Sanità spagnola, l’ondata di proteste si estende

MADRID — Non è solo Madrid. Le proteste dei sanitari per le condizioni del loro settore, e in particolare per quelle dei servizi d’assistenza pubblici di base, si sta estendendo come una vera e propria onda sismica. Andalusia, Catalogna, Comunità Valenciana, Estremadura, Galicia La Rioja: sono diverse le regioni in cui si stanno verificando scosse di indignazione con manifestazioni e altre azioni rivendicative volte a denunciare una situazione “critica”, come denunciato dalla Confederazione statale dei sindacati medici (Cesm). “L’unico obiettivo è cercare una soluzione”, spiega questa organizzazione.

Sinora, le proteste più eclatanti sono avvenute a Madrid. Inizialmente, per l’indignazione scatentata da un caotico piano di riapertura di centri di pronto soccorso extra-ospedalieri messo in atto dal governo regionale, poi con l’indizione di uno sciopero da parte dei medici di base, tuttora in corso dopo dieci giorni. Il momento clou è arrivato con una manifestazione di piazza con almeno 200.000 persone presenti.
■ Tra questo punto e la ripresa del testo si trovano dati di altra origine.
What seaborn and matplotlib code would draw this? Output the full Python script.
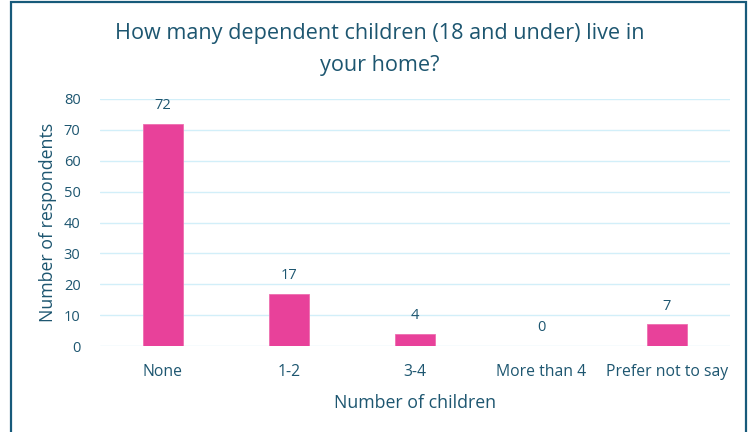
import matplotlib
matplotlib.use("Agg")
import matplotlib.pyplot as plt
import seaborn as sns
import pandas as pd
from matplotlib.patches import Rectangle

categories = ["None", "1-2", "3-4", "More than 4", "Prefer not to say"]
values = [72, 17, 4, 0, 7]
yticks = [0, 10, 20, 30, 40, 50, 60, 70, 80]

sns.set_style("white")
plt.rcParams['font.family'] = ['Open Sans', 'DejaVu Sans']
teal = "#1d5670"

df = pd.DataFrame({"cat": categories, "val": values})
fig = plt.figure(figsize=(7.5, 4.32), dpi=100)
ax = fig.add_axes([100/750, 1 - 346/432, 630/750, (346 - 99)/432])
sns.barplot(data=df, x="cat", y="val", color="#E8419A", width=0.32,
            saturation=1, ax=ax, edgecolor="#EE6FB0", linewidth=0.6, zorder=3)
ax.set_xlim(-0.5, 4.5)
ax.set_ylim(0, 80)
ax.set_yticks(yticks)
ax.yaxis.grid(True, color="#d2eff9", linewidth=1.0, zorder=0)
ax.set_axisbelow(True)
for s in ax.spines.values():
    s.set_visible(False)
ax.tick_params(axis="both", length=0, colors=teal)
ax.tick_params(axis="x", pad=13, labelsize=11.3)
ax.tick_params(axis="y", pad=14, labelsize=10.5)
for i, v in enumerate(values):
    ax.annotate(str(v), xy=(i, v), xytext=(0, 13), textcoords="offset points",
                ha="center", va="center", color=teal, fontsize=10.5)
ax.set_xlabel("Number of children", color=teal, fontsize=12.8, labelpad=10)
ax.set_ylabel("Number of respondents", color=teal, fontsize=12.8, labelpad=5)
fig.text(380/750, 1 - 49.5/432, "How many dependent children (18 and under) live in\nyour home?",
         ha="center", va="center", color=teal, fontsize=15.6, linespacing=1.65)
fig.add_artist(Rectangle((11/750, -0.1), (746 - 11)/750, 1.1 - 2.5/432,
                         transform=fig.transFigure, fill=False,
                         edgecolor="#175a7a", linewidth=1.6))
fig.savefig("out.png", dpi=100)
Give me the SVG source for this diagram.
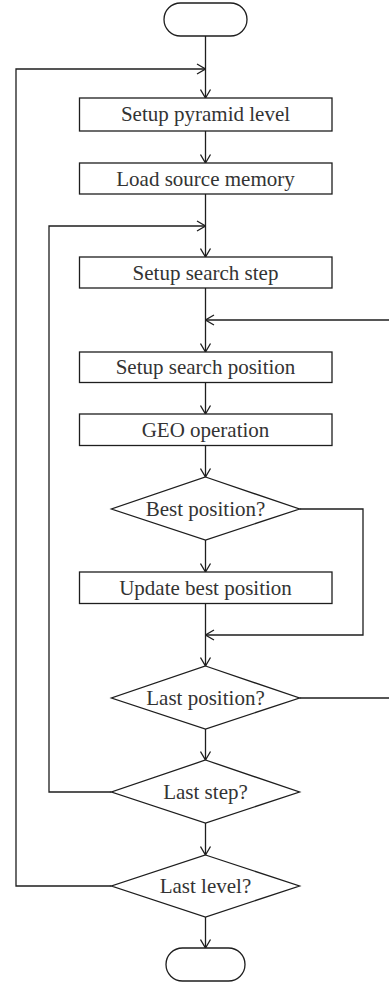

Il conflitto sul tema nella regione della capitale, dove la governatrice popolare Isabel Díaz Ayuso sostiene che il problema principale della sanità è “l’assenza cronica” di medici, mentre rappresentanti dei sanitari e oppositori denunciano una strategia di privatizzazione dei servizi pubblici e conseguente deterioramento degli stessi, non sembra essere prossimo a una conclusione.

Proprio oggi, la presidente in persona ha annunciato misure per ridurre il livello di precarietà tra i sanitari e miglioramenti delle agende dei medici, che hanno tra le principali reclamazioni quella della necessità di ridurre il sovraccarico di lavoro. Ma Amyts, il principale sindacato medico della zona, non si è mostrato soddisfatto: “È tutto fumo negli occhi”, ha denunciato. Proprio stamattina, nel centro della capitale è andata in scena una nuova manifestazione dei medici.

Intanto, segnalano vari media, anche in altre regioni il settore si sta mobilitando, con manifestazioni e possibili scioperi. “Da anni si chiedono misure per allegerire la pressione che i medici di famiglia e i pediatri subiscono nel loro lavoro quotidiano a causa di una cattiva pianificazione dei bisogni degli specialisti in questo livello di assistenza, con budget insufficienti che portano a riduzioni di personale e sovraccarichi di lavoro sempre più gravose”, spiega la Cesm in un comunicato. “Le condizioni lavorative del primo livello di cura lo rendono poco appetibile non solo per chi potrebbe chiedere di esservi assegnato, ma anche per chi c’è già e valuta sempre di più la possibilità di lasciare la propria professione”.

Tutto questo movimento sta avvenendo mentre il Paese si avvicina a un intenso periodo elettorale, con regionali e comunali in programma in primavera e la fine della legislatura prevista a fine anno. E dopo oltre due anni in cui il sistema sanitario pubblico ha subito l’impatto della prova più dura da decenni a causa della pandemia di Covid.